The XM301 Cannon was an externally powered, three-barrel 20 mm rotary cannon made by General Dynamics for the United States Army. Developed for use with the RAH-66 Comanche stealth helicopter, it is the world's lightest 20 mm rotary cannon. The XM301 was designed to be a versatile and accurate lightweight cannon that could serve both an air-to-air and air-to-ground role. Development and manufacture of the XM301 was cancelled in 2004 along with its parent RAH-66 program.

==Description==
The XM301 is a lightweight, three-barrel version of the M61 Vulcan. It is externally powered, relying on the same power delivery system as the Vulcan. It fires M50 and PGU-series ammunition found in the Vulcan, as well as newer lightweight X1031/1032 aluminum-cased ammunition at either 750 or 1,500 rounds per minute. Designed for use in combat helicopters, the XM301 boasts a dispersion of 2.2 milliradians, making it accurate at long ranges. The XM301 weighs 80.5 pounds, less than a third the weight of the Vulcan. It can hold 500 rounds of ammunition and is able to be field-reloaded in 15 minutes. The turret allows an aiming range of +15° to -45° in elevation and ±120° azimuth. It may be stored at +2° in elevation and 180° azimuth in order to reduce radar cross-section.

==Development==
Development on the XM301 began in 2001 as part of the RAH-66 Comanche project.
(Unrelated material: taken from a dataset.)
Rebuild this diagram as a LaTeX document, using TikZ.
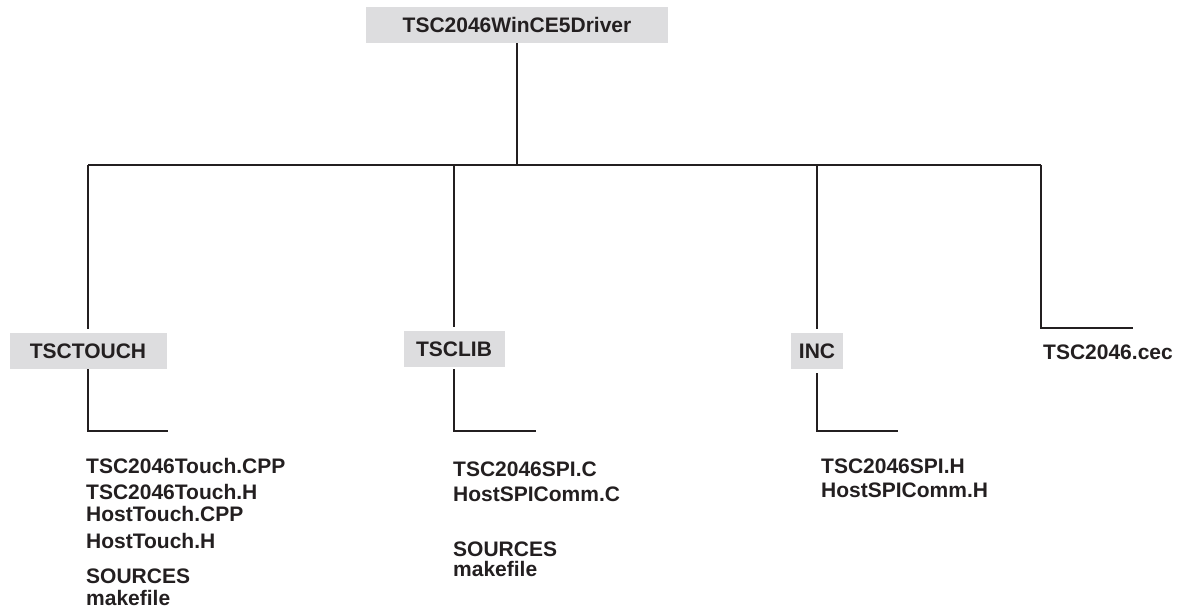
\documentclass[tikz,border=0pt]{standalone}
\usepackage{fontspec}
\setmainfont{Liberation Sans}
\definecolor{ink}{HTML}{231F20}
\definecolor{boxgray}{HTML}{DDDDDF}
\begin{document}
\begin{tikzpicture}[x=1pt,y=-1pt,
  every node/.style={font=\fontsize{21}{25}\selectfont\bfseries, text=ink, inner sep=0pt},
  dirbox/.style={fill=boxgray, minimum height=36pt, text height=15pt, text depth=0pt},
  filetext/.style={anchor=base west},
  link/.style={draw=ink, line width=1.6pt}]
\useasboundingbox (0,0) rectangle (1178,609);
% directory nodes
\node[dirbox, minimum width=302pt] (root) at (517,25) {TSC2046WinCE5Driver};
\node[dirbox, minimum width=157pt] (touch) at (88,351) {TSCTOUCH};
\node[dirbox, minimum width=101pt] (lib) at (454,349) {TSCLIB};
\node[dirbox, minimum width=52pt] (inc) at (817,351) {INC};
\node[filetext] (cec) at (1043,360) {TSC2046.cec};
% bus coordinates
\coordinate (busL) at (88,165);
\coordinate (busM) at (517,165);
\coordinate (busB) at (454,165);
\coordinate (busC) at (817,165);
\coordinate (busR) at (1041,165);
\coordinate (cecEnd) at (1133,328);
\coordinate (tEnd) at (168,431);
\coordinate (lEnd) at (536,431);
\coordinate (iEnd) at (898,431);
% connectors
\draw[link] (root.south) -- (busM);
\draw[link] (busL) -- (busR);
\draw[link, shorten >=4pt] (busL) -- (touch.north);
\draw[link, shorten >=4pt] (busB) -- (lib.north);
\draw[link, shorten >=4pt] (busC) -- (inc.north);
\draw[link] (busR) |- (cecEnd);
\draw[link] (touch.south) |- (tEnd);
\draw[link, shorten <=2pt] (lib.south) |- (lEnd);
\draw[link, shorten <=4pt] (inc.south) |- (iEnd);
% files of TSCTOUCH
\node[filetext] (t1) at (86,473) {TSC2046Touch.CPP};
\node[filetext] (t2) at (86,499) {TSC2046Touch.H};
\node[filetext] (t3) at (86,521) {HostTouch.CPP};
\node[filetext] (t4) at (86,548) {HostTouch.H};
\node[filetext] (t5) at (86,583) {SOURCES};
\node[filetext] (t6) at (86,605) {makefile};
% files of TSCLIB
\node[filetext] (l1) at (453,476) {TSC2046SPI.C};
\node[filetext] (l2) at (453,501) {HostSPIComm.C};
\node[filetext] (l3) at (453,556) {SOURCES};
\node[filetext] (l4) at (453,576) {makefile};
% files of INC
\node[filetext] (i1) at (821,473) {TSC2046SPI.H};
\node[filetext] (i2) at (821,497) {HostSPIComm.H};
\end{tikzpicture}
\end{document}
Originally developed in the 1980s, the Comanche had been tested with a two-barrel version of the M61 Vulcan, but it was upgraded to a three-barrel unit before General Dynamics took over the program in 2001. In its early stages the XM301 was known as the GE Vulcan II, an improved M197 Gatling gun. General Dynamics worked in tandem with Groupement Industriel des Armements Terrestres (GIAT) to develop the primary armament system for the RAH-66, with GIAT developing the turret and General Dynamics the weapon itself. The RAH-66 first flew in January 1996 with a non-functional version of the XM301, although subsequent flights used a working development model, with development testing beginning in 1997. General Dynamics and GIAT were contracted to deliver a total of 1,217 XM301 weapon systems to the U.S. Army, but funding for the RAH-66 was redistributed to the upgrade of existing helicopters in February 2004.